**Directions**
Repeat the material verbatim. Images are excluded from the copy.

**Data block**
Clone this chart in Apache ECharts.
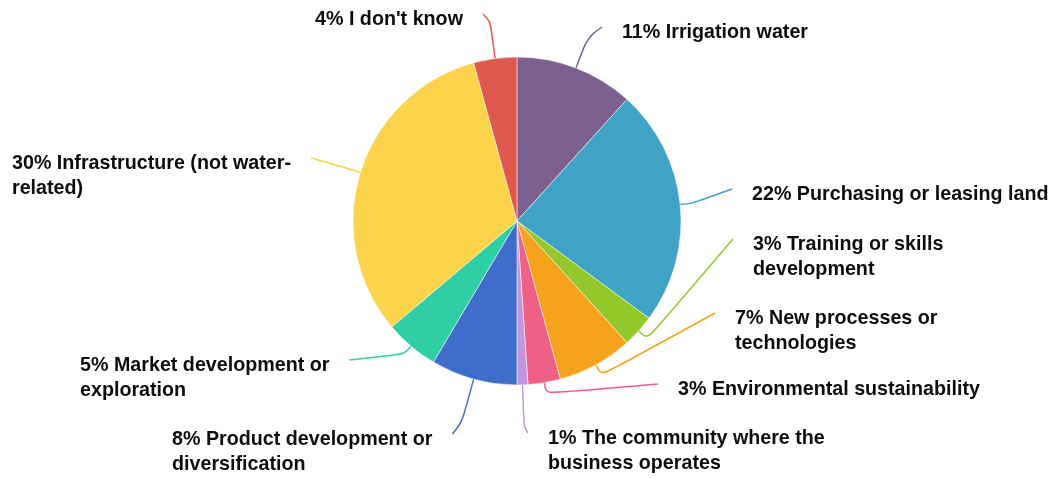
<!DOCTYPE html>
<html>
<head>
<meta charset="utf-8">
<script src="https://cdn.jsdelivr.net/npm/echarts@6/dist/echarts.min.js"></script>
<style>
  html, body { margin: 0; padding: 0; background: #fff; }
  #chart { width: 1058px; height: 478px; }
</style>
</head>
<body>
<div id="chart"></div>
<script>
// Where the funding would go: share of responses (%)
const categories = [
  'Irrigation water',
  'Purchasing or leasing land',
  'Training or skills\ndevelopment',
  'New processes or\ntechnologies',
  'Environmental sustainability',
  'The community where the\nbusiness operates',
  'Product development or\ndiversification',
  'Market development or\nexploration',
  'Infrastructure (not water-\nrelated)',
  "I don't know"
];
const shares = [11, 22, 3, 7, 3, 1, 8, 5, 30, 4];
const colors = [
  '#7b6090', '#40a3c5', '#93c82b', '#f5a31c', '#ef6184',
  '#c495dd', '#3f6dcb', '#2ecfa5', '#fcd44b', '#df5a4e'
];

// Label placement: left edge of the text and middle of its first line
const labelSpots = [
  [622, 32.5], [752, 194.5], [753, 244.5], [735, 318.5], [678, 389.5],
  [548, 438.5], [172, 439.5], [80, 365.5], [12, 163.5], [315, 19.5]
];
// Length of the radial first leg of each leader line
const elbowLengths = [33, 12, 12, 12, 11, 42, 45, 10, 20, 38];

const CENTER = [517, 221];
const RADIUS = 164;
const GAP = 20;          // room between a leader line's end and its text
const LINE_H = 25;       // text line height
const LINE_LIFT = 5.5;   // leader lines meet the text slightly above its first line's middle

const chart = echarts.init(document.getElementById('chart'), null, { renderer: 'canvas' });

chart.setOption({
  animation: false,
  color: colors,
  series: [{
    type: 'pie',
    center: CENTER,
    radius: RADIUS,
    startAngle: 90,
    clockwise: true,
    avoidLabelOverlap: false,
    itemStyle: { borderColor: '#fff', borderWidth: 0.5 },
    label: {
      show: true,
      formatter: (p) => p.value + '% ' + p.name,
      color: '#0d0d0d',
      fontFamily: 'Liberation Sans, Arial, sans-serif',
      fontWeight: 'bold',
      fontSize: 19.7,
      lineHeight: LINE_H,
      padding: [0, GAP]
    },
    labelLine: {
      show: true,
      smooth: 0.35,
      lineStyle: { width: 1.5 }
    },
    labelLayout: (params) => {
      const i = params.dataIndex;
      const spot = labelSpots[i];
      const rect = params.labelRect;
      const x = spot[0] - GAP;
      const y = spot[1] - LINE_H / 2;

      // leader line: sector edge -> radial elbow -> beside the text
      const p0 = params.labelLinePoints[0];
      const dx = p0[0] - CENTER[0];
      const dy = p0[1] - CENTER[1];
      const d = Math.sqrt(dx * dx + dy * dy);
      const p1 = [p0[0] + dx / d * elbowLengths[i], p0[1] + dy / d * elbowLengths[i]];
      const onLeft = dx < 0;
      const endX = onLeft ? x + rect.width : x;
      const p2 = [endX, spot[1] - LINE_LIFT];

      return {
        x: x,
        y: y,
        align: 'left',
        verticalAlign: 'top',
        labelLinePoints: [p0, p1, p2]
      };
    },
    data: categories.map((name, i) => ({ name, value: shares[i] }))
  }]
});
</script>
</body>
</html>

**Output of the exercise**
Clone this chart in Apache ECharts.
<!DOCTYPE html>
<html>
<head>
<meta charset="utf-8">
<script src="https://cdn.jsdelivr.net/npm/echarts@6/dist/echarts.min.js"></script>
<style>
  html, body { margin: 0; padding: 0; background: #fff; }
  #chart { width: 1058px; height: 478px; }
</style>
</head>
<body>
<div id="chart"></div>
<script>
// Where the funding would go: share of responses (%)
const categories = [
  'Irrigation water',
  'Purchasing or leasing land',
  'Training or skills\ndevelopment',
  'New processes or\ntechnologies',
  'Environmental sustainability',
  'The community where the\nbusiness operates',
  'Product development or\ndiversification',
  'Market development or\nexploration',
  'Infrastructure (not water-\nrelated)',
  "I don't know"
];
const shares = [11, 22, 3, 7, 3, 1, 8, 5, 30, 4];
const colors = [
  '#7b6090', '#40a3c5', '#93c82b', '#f5a31c', '#ef6184',
  '#c495dd', '#3f6dcb', '#2ecfa5', '#fcd44b', '#df5a4e'
];

// Label placement: left edge of the text and middle of its first line
const labelSpots = [
  [622, 32.5], [752, 194.5], [753, 244.5], [735, 318.5], [678, 389.5],
  [548, 438.5], [172, 439.5], [80, 365.5], [12, 163.5], [315, 19.5]
];
// Length of the radial first leg of each leader line
const elbowLengths = [33, 12, 12, 12, 11, 42, 45, 10, 20, 38];

const CENTER = [517, 221];
const RADIUS = 164;
const GAP = 20;          // room between a leader line's end and its text
const LINE_H = 25;       // text line height
const LINE_LIFT = 5.5;   // leader lines meet the text slightly above its first line's middle

const chart = echarts.init(document.getElementById('chart'), null, { renderer: 'canvas' });

chart.setOption({
  animation: false,
  color: colors,
  series: [{
    type: 'pie',
    center: CENTER,
    radius: RADIUS,
    startAngle: 90,
    clockwise: true,
    avoidLabelOverlap: false,
    itemStyle: { borderColor: '#fff', borderWidth: 0.5 },
    label: {
      show: true,
      formatter: (p) => p.value + '% ' + p.name,
      color: '#0d0d0d',
      fontFamily: 'Liberation Sans, Arial, sans-serif',
      fontWeight: 'bold',
      fontSize: 19.7,
      lineHeight: LINE_H,
      padding: [0, GAP]
    },
    labelLine: {
      show: true,
      smooth: 0.35,
      lineStyle: { width: 1.5 }
    },
    labelLayout: (params) => {
      const i = params.dataIndex;
      const spot = labelSpots[i];
      const rect = params.labelRect;
      const x = spot[0] - GAP;
      const y = spot[1] - LINE_H / 2;

      // leader line: sector edge -> radial elbow -> beside the text
      const p0 = params.labelLinePoints[0];
      const dx = p0[0] - CENTER[0];
      const dy = p0[1] - CENTER[1];
      const d = Math.sqrt(dx * dx + dy * dy);
      const p1 = [p0[0] + dx / d * elbowLengths[i], p0[1] + dy / d * elbowLengths[i]];
      const onLeft = dx < 0;
      const endX = onLeft ? x + rect.width : x;
      const p2 = [endX, spot[1] - LINE_LIFT];

      return {
        x: x,
        y: y,
        align: 'left',
        verticalAlign: 'top',
        labelLinePoints: [p0, p1, p2]
      };
    },
    data: categories.map((name, i) => ({ name, value: shares[i] }))
  }]
});
</script>
</body>
</html>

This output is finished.